Brace Yourself for Another “Debt Ceiling” Fight
Here we go again.
The clock is ticking down to another US debt ceiling battle.
The Congressional Budget Office projects Uncle Sam will run out of money this fall, likely in October or November. “If that occurred, the government would be unable to pay its obligations fully, and it would delay making payments for its activities, default on its debt obligations, or both,” the CBO said in a statement.
In 2019, Congress suspended the debt limit for two years. That suspension ends on July 31.
Congress imposed the first debt ceiling in 1917. The Second Liberty Bond Act capped debt at $11.5 billion. This was supposed to put some kind of restraint on government borrowing. Of course, it didn’t. Every time the debt approaches the ceiling, Congress simply raises it. Between 1962 and 2011, lawmakers jacked up the debt “limit” 74 times, according to the Congressional Research Service.
In 2013, Congress came up with a new trick. Instead of raising the debt ceiling, it just suspended it. Congress set the last actual debt limit in 2014 with a built-in “auto-adjust.” The auto-adjust ended in March 2015 with the debt ceiling set at $18.1 trillion. Since then, Congress has suspended the debt ceiling three times.
As of July 20, the national debt stood at $28.49 trillion.
When the current debt ceiling suspension ends on July 31, the US government will no longer be able to borrow money. According to the CBO, it will be able to limp along until this fall using “extraordinary measures.” According to Reuters, these range from halting the issuance of special securities to state and local governments to suspending the daily reinvestment of Treasury securities held by a government employee retirement fund and the Treasury’s Exchange Stabilization Fund.

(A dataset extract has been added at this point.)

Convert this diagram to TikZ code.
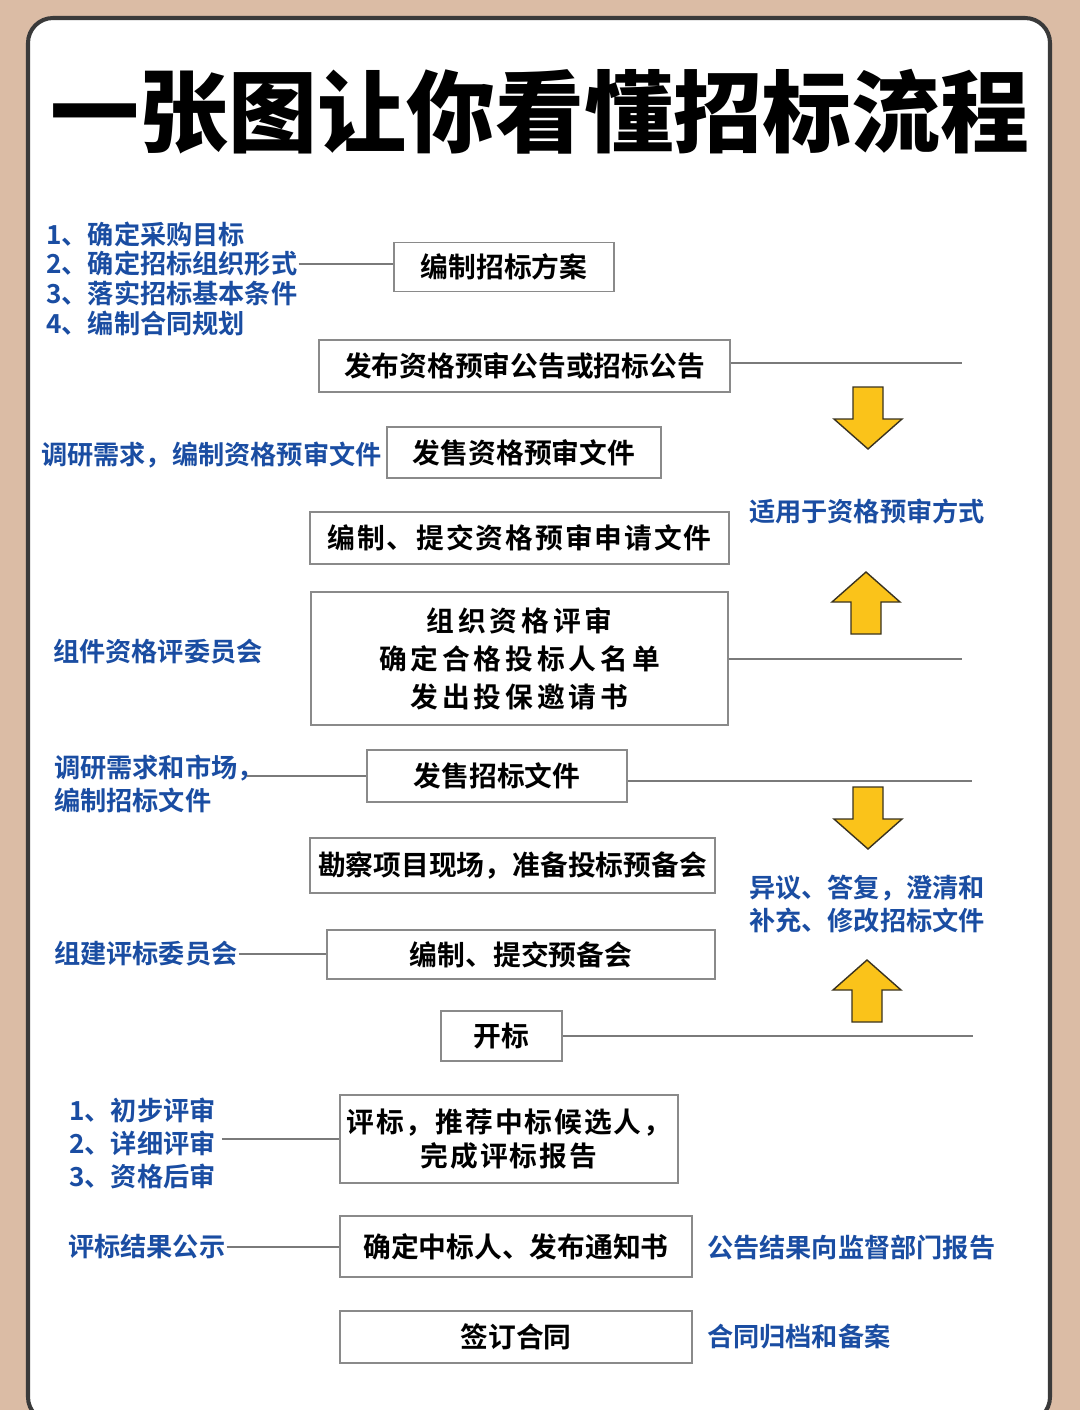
\documentclass[tikz,border=0pt]{standalone}
\usepackage{fontspec}
\newfontfamily\cjkbold{Noto Sans CJK SC Bold}
\newfontfamily\cjkblack{Noto Sans CJK SC Black}
\newfontfamily\cjkwide{Noto Sans CJK SC Bold}[LetterSpace=7]
\newfontfamily\cjkwider{Noto Sans CJK SC Bold}[LetterSpace=14]
\definecolor{tanbg}{HTML}{DBBCA5}
\definecolor{panelline}{HTML}{3A3A3A}
\definecolor{boxgray}{HTML}{8A8A8A}
\definecolor{linegray}{HTML}{7A7A7A}
\definecolor{noteblue}{HTML}{1A4DA2}
\definecolor{arrowyellow}{HTML}{FAC31A}
\definecolor{arrowedge}{HTML}{3A3320}
\tikzset{
  stage/.style={draw=boxgray, line width=0.8pt, fill=white, inner sep=0pt,
    font=\cjkbold\fontsize{15.8}{21}\selectfont},
  note/.style={text=noteblue, inner sep=0.5pt, font=\cjkbold\fontsize{14.9}{19}\selectfont},
  link/.style={draw=linegray, line width=0.8pt},
  arrowfill/.style={fill=arrowyellow, draw=arrowedge, line width=0.8pt},
  pics/yeldown/.style={code={
    \draw[arrowfill] (-15,-62) -- (15,-62) -- (15,-30) -- (34,-30) -- (0,0)
      -- (-34,-30) -- (-15,-30) -- cycle;}}
}
\begin{document}
\begin{tikzpicture}[x=0.2mm, y=-0.2mm]
    \useasboundingbox (0,0) rectangle (1080,1410);
    \clip (0,0) rectangle (1080,1410);
    \fill[tanbg] (0,0) rectangle (1080,1410);
    \draw[panelline, line width=2.3pt, fill=white, rounded corners=5mm] (28,18) rectangle (1050,1422);

    \node[font=\cjkblack\fontsize{50.6}{52}\selectfont, inner sep=0pt] (title) at (540,112) {一张图让你看懂招标流程};

    % main steps
    \node[stage, minimum width=44mm, minimum height=9.8mm] (plan) at (504,267) {编制招标方案};
    \node[stage, minimum width=82.2mm, minimum height=10.4mm] (notice) at (524.5,366) {发布资格预审公告或招标公告};
    \node[stage, minimum width=54.8mm, minimum height=10.2mm] (presale) at (524,452.5) {发售资格预审文件};
    \node[stage, minimum width=83.8mm, minimum height=10.4mm] (apply) at (519.5,538) {\cjkwide 编制、提交资格预审申请文件};
    \node[stage, minimum width=83.4mm, minimum height=26.6mm, align=center,
      font=\cjkbold\fontsize{15.8}{21.6}\selectfont] (review) at (519.5,658.5)
      {\cjkwider 组织资格评审\\\cjkwider 确定合格投标人名单\\\cjkwider 发出投保邀请书};
    \node[stage, minimum width=52mm, minimum height=10.4mm] (tender) at (497,776) {发售招标文件};
    \node[stage, minimum width=81mm, minimum height=11mm] (survey) at (512.5,865.5) {勘察项目现场，准备投标预备会};
    \node[stage, minimum width=77.6mm, minimum height=9.8mm] (prep) at (521,954.5) {编制、提交预备会};
    \node[stage, minimum width=24.2mm, minimum height=10mm] (open) at (501.5,1036) {开标};
    \node[stage, minimum width=67.6mm, minimum height=17.6mm, align=center,
      font=\cjkbold\fontsize{15.8}{19.3}\selectfont] (evaluate) at (509,1139)
      {\cjkwide 评标，推荐中标候选人，\\\cjkwide 完成评标报告};
    \node[stage, minimum width=70.4mm, minimum height=12.2mm] (award) at (516,1246.5) {确定中标人、发布通知书};
    \node[stage, minimum width=70.4mm, minimum height=10.4mm] (sign) at (516,1337) {签订合同};

    % notes on the left
    \node[note, anchor=west] (list1) at (45,234) {1、确定采购目标};
    \node[note, anchor=west] (list2) at (45,264) {2、确定招标组织形式};
    \node[note, anchor=west] (list3) at (45,293) {3、落实招标基本条件};
    \node[note, anchor=west] (list4) at (45,323) {4、编制合同规划};
    \node[note, anchor=west] (research) at (40,455) {调研需求，编制资格预审文件};
    \node[note, anchor=west] (committee) at (52,652) {组件资格评委员会};
    \node[note, anchor=west] (market1) at (53,768) {调研需求和市场，};
    \node[note, anchor=west] (market2) at (53,800) {编制招标文件};
    \node[note, anchor=west] (panel) at (53,954) {组建评标委员会};
    \node[note, anchor=west] (rev1) at (68,1110) {1、初步评审};
    \node[note, anchor=west] (rev2) at (68,1143) {2、详细评审};
    \node[note, anchor=west] (rev3) at (68,1176) {3、资格后审};
    \node[note, anchor=west] (publicity) at (67,1247) {评标结果公示};

    % notes on the right
    \node[note] (prequal) at (867,511) {适用于资格预审方式};
    \node[note, align=center, font=\cjkbold\fontsize{14.9}{18.8}\selectfont] (clarify) at (867,904)
      {异议、答复，澄清和\\补充、修改招标文件};
    \node[note, anchor=west] (report) at (706,1247) {公告结果向监督部门报告};
    \node[note, anchor=west] (archive) at (706,1337) {合同归档和备案};

    % connectors
    \coordinate (end1) at (962,363);
    \coordinate (end2) at (962,659);
    \coordinate (end3) at (972,781);
    \coordinate (end4) at (973,1036);
    \draw[link] (list2.east) -- (list2.east -| plan.west);
    \draw[link] (end1 -| notice.east) -- (end1);
    \draw[link] (end2 -| review.east) -- (end2);
    \draw[link] ([xshift=-3.6mm]tender.west -| market1.east) -- (tender.west);
    \draw[link] (end3 -| tender.east) -- (end3);
    \draw[link] (panel.east) -- (panel.east -| prep.west);
    \draw[link] (open.east) -- (end4);
    \draw[link] ([xshift=1mm]evaluate.west -| rev2.east) -- (evaluate.west);
    \draw[link] (publicity.east) -- (publicity.east -| award.west);

    % yellow arrows
    \pic at (868,449) {yeldown};
    \pic[rotate=180] at (866,572) {yeldown};
    \pic at (868,849) {yeldown};
    \pic[rotate=180] at (867,960) {yeldown};
\end{tikzpicture}
\end{document}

It’s not completely clear how long the government can get by with accounting gimmicks. The CBO said it will depend on actual revenue collection and government spending, which can differ significantly from projections.
Given that the debt ceiling has never meaningfully restrained borrowing and spending, why doesn’t Congress just scrap it altogether?
I think there are two reasons.
First, doing away with the debt ceiling would expose America’s fiscal irresponsibility to the world. We all know the federal government has a spending problem. But the debt ceiling creates the illusion of responsibility. It’s like a magic trick. We all know it’s not really magic. It’s an illusion created by the magician. But we like to believe it’s magic. It makes us feel good. The debt ceiling is an illusion that allows Americans to feel like their “representatives” are acting responsibly.
Second, the debt ceiling is ready-made for political theater. And there’s nothing politicians love more than political theater.
Senate Minority Leader Mitch McConnell has already indicated that the Republicans aren’t going to vote for a debt ceiling increase because of the Democrats’ wild spending spree that he called a “free-for-all for taxes and spending.”
“I can’t imagine there will be a single Republican voting to raise the debt ceiling after what we’ve been experiencing,” McConnell said.
It’s also a nice tool Republicans can use to get what they want out of the infrastructure deal Congress is currently haggling over.
Of course, this is all rank hypocrisy. The Republicans borrowed and spent like drunken sailors during the Trump years and they approved the last debt ceiling suspension. Even today, Republicans aren’t opposing the infrastructure bill. They just want it to be their kind of infrastructure bill.
Senate Majority Leader Chuck Schumer called McConnell’s remarks “shameless, cynical and totally political.” Because we all know the Democrats are just trying to do what’s best for America. No political motivation there at all!
Failure to raise the debt limit would have “catastrophic economic consequences,” as Treasury Secretary Janet Yellen put it.
It would be utterly unprecedented in American history for the United States government to default on its legal obligations.”
Yellen’s not wrong. And this is exactly why Congress will raise the debt ceiling – or simply kick the can down the road by suspending it again.
In the meantime, brace yourself for hot political rhetoric and a lot of finger-pointing across the political aisle. We may even get another mythical government shutdown. But trust me, they won’t shut down any of the important things. The NSA will keep spying on you. The IRS will continue to collect taxes from you. The wars will rage on. And members of Congress will continue to collect their paychecks. There’s always money available for the things the government really wants to do.
The whole debt ceiling debate is nothing but political gamesmanship. So, grab a chair. Pop some popcorn. And enjoy the show.